(Available records)
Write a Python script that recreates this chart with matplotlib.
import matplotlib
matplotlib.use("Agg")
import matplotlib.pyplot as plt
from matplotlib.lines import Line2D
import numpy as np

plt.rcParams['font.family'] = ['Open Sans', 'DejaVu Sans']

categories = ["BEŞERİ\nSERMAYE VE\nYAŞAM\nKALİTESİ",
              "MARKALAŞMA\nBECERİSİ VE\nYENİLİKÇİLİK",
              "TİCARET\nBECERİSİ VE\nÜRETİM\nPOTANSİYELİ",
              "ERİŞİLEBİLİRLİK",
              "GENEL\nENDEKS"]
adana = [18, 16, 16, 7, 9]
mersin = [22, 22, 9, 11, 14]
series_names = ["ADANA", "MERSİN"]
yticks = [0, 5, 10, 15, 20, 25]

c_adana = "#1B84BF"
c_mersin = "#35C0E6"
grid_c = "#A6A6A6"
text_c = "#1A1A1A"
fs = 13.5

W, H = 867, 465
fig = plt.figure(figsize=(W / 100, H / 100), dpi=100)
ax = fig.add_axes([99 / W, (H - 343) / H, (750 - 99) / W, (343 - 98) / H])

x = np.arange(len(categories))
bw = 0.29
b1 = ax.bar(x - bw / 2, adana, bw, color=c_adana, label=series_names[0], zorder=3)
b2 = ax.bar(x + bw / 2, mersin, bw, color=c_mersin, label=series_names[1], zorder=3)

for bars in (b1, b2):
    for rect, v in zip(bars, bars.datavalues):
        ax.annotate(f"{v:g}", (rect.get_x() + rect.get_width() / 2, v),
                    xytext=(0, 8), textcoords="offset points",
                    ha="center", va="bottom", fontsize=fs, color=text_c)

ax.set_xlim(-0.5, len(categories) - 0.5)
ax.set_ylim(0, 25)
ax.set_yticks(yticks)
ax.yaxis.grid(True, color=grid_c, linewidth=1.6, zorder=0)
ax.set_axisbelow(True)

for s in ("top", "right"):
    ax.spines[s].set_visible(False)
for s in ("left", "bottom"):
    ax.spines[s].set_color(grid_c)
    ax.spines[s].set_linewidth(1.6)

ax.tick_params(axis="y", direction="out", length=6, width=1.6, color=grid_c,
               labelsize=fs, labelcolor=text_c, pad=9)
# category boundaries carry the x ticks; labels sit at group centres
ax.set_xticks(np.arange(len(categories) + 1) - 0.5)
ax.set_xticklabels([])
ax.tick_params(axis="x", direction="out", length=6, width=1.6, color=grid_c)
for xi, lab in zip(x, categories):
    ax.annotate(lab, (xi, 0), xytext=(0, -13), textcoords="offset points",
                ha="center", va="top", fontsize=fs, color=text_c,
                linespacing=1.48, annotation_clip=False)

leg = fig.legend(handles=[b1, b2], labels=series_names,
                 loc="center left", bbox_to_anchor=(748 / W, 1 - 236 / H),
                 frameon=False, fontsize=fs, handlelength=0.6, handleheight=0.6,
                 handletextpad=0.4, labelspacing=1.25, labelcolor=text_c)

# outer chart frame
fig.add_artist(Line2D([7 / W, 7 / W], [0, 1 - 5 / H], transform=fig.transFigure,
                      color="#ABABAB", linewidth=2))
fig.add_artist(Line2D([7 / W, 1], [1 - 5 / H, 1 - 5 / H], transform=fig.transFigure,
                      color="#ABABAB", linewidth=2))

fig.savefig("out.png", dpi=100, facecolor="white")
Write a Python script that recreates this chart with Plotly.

(What is needed)
Reproduce the records word for word.

(Answer to this task)
Write a Python script that recreates this chart with matplotlib.
import matplotlib
matplotlib.use("Agg")
import matplotlib.pyplot as plt
from matplotlib.lines import Line2D
import numpy as np

plt.rcParams['font.family'] = ['Open Sans', 'DejaVu Sans']

categories = ["BEŞERİ\nSERMAYE VE\nYAŞAM\nKALİTESİ",
              "MARKALAŞMA\nBECERİSİ VE\nYENİLİKÇİLİK",
              "TİCARET\nBECERİSİ VE\nÜRETİM\nPOTANSİYELİ",
              "ERİŞİLEBİLİRLİK",
              "GENEL\nENDEKS"]
adana = [18, 16, 16, 7, 9]
mersin = [22, 22, 9, 11, 14]
series_names = ["ADANA", "MERSİN"]
yticks = [0, 5, 10, 15, 20, 25]

c_adana = "#1B84BF"
c_mersin = "#35C0E6"
grid_c = "#A6A6A6"
text_c = "#1A1A1A"
fs = 13.5

W, H = 867, 465
fig = plt.figure(figsize=(W / 100, H / 100), dpi=100)
ax = fig.add_axes([99 / W, (H - 343) / H, (750 - 99) / W, (343 - 98) / H])

x = np.arange(len(categories))
bw = 0.29
b1 = ax.bar(x - bw / 2, adana, bw, color=c_adana, label=series_names[0], zorder=3)
b2 = ax.bar(x + bw / 2, mersin, bw, color=c_mersin, label=series_names[1], zorder=3)

for bars in (b1, b2):
    for rect, v in zip(bars, bars.datavalues):
        ax.annotate(f"{v:g}", (rect.get_x() + rect.get_width() / 2, v),
                    xytext=(0, 8), textcoords="offset points",
                    ha="center", va="bottom", fontsize=fs, color=text_c)

ax.set_xlim(-0.5, len(categories) - 0.5)
ax.set_ylim(0, 25)
ax.set_yticks(yticks)
ax.yaxis.grid(True, color=grid_c, linewidth=1.6, zorder=0)
ax.set_axisbelow(True)

for s in ("top", "right"):
    ax.spines[s].set_visible(False)
for s in ("left", "bottom"):
    ax.spines[s].set_color(grid_c)
    ax.spines[s].set_linewidth(1.6)

ax.tick_params(axis="y", direction="out", length=6, width=1.6, color=grid_c,
               labelsize=fs, labelcolor=text_c, pad=9)
# category boundaries carry the x ticks; labels sit at group centres
ax.set_xticks(np.arange(len(categories) + 1) - 0.5)
ax.set_xticklabels([])
ax.tick_params(axis="x", direction="out", length=6, width=1.6, color=grid_c)
for xi, lab in zip(x, categories):
    ax.annotate(lab, (xi, 0), xytext=(0, -13), textcoords="offset points",
                ha="center", va="top", fontsize=fs, color=text_c,
                linespacing=1.48, annotation_clip=False)

leg = fig.legend(handles=[b1, b2], labels=series_names,
                 loc="center left", bbox_to_anchor=(748 / W, 1 - 236 / H),
                 frameon=False, fontsize=fs, handlelength=0.6, handleheight=0.6,
                 handletextpad=0.4, labelspacing=1.25, labelcolor=text_c)

# outer chart frame
fig.add_artist(Line2D([7 / W, 7 / W], [0, 1 - 5 / H], transform=fig.transFigure,
                      color="#ABABAB", linewidth=2))
fig.add_artist(Line2D([7 / W, 1], [1 - 5 / H, 1 - 5 / H], transform=fig.transFigure,
                      color="#ABABAB", linewidth=2))

fig.savefig("out.png", dpi=100, facecolor="white")
Write a Python script that recreates this chart with Plotly.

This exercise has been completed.